* START STORED DATA *

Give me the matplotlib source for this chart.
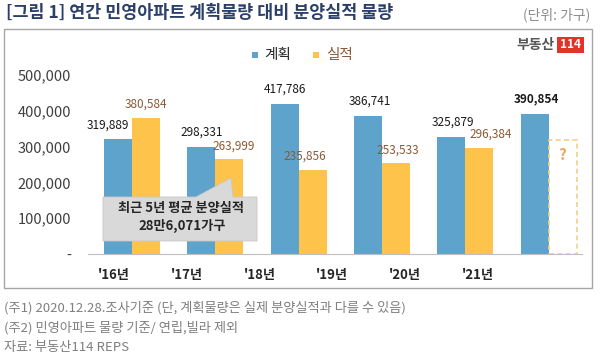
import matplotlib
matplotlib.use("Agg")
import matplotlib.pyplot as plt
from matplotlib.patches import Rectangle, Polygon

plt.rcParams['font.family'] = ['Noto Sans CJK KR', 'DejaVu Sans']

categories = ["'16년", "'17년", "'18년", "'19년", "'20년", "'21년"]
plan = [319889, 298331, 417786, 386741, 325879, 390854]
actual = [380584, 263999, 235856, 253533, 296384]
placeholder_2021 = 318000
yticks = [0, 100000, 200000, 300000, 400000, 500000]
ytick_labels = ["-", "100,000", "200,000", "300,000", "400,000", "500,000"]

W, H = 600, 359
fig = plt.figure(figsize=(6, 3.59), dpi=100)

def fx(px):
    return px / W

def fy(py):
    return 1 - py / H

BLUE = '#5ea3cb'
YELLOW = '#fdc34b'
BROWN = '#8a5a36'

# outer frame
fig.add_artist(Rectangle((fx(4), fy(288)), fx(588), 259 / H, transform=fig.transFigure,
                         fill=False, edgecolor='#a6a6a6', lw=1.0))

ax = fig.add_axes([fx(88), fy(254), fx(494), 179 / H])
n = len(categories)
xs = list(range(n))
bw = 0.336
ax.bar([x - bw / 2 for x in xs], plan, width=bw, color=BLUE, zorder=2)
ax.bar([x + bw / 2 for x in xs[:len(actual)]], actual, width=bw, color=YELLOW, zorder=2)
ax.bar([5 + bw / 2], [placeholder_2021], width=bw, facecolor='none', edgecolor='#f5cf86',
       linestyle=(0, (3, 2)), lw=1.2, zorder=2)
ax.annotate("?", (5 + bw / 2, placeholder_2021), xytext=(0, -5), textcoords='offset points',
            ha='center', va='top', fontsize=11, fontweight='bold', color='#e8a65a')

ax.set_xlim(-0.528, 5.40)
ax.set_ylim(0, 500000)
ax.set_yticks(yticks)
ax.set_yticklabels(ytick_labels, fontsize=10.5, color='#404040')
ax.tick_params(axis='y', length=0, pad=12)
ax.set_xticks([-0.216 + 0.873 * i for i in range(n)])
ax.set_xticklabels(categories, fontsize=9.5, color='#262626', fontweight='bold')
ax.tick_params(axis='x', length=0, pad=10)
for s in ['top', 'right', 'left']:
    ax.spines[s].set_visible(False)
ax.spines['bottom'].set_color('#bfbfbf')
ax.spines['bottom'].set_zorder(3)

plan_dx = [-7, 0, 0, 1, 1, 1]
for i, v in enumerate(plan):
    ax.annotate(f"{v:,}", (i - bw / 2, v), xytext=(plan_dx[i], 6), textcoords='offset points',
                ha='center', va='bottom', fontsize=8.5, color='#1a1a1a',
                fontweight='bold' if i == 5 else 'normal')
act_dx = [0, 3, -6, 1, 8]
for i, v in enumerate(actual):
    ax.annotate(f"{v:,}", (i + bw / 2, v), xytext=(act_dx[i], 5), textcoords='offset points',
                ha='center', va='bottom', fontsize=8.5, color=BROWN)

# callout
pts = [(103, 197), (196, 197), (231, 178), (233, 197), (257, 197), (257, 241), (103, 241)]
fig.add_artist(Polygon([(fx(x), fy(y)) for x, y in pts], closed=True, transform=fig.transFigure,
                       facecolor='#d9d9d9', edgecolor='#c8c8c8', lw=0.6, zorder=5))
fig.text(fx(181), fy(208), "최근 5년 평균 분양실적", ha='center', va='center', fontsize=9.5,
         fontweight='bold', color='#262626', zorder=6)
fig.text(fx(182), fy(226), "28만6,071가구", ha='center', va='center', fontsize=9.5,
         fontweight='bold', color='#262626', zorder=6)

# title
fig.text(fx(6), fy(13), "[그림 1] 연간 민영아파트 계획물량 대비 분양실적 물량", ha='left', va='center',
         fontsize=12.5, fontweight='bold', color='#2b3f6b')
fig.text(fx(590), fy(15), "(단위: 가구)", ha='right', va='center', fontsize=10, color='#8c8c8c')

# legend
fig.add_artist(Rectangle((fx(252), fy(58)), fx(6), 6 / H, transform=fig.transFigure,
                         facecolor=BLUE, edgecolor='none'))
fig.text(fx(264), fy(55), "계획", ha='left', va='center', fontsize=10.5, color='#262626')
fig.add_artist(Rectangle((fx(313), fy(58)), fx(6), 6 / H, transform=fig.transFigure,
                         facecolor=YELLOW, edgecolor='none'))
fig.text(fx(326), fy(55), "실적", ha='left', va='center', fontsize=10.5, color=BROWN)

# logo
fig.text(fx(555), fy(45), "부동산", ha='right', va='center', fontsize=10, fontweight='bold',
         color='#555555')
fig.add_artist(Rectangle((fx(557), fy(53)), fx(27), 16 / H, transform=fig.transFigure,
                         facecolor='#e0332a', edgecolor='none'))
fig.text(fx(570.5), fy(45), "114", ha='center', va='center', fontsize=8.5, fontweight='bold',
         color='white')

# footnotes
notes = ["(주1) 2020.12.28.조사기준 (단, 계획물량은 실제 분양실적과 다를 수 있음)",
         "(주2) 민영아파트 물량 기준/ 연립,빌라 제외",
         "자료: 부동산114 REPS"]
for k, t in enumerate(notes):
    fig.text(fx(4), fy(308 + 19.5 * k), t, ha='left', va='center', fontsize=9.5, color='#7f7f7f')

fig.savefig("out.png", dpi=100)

* END STORED DATA *

- **WHAT TO DO**
Return only the lines running from the top of the data to the line that holds "fig = plt.figure(figsize=(6, 3.59), dpi=100)". Include both of those lines, but skip the pictures.

- **TASK SOLUTION**
Give me the matplotlib source for this chart.
import matplotlib
matplotlib.use("Agg")
import matplotlib.pyplot as plt
from matplotlib.patches import Rectangle, Polygon

plt.rcParams['font.family'] = ['Noto Sans CJK KR', 'DejaVu Sans']

categories = ["'16년", "'17년", "'18년", "'19년", "'20년", "'21년"]
plan = [319889, 298331, 417786, 386741, 325879, 390854]
actual = [380584, 263999, 235856, 253533, 296384]
placeholder_2021 = 318000
yticks = [0, 100000, 200000, 300000, 400000, 500000]
ytick_labels = ["-", "100,000", "200,000", "300,000", "400,000", "500,000"]

W, H = 600, 359
fig = plt.figure(figsize=(6, 3.59), dpi=100)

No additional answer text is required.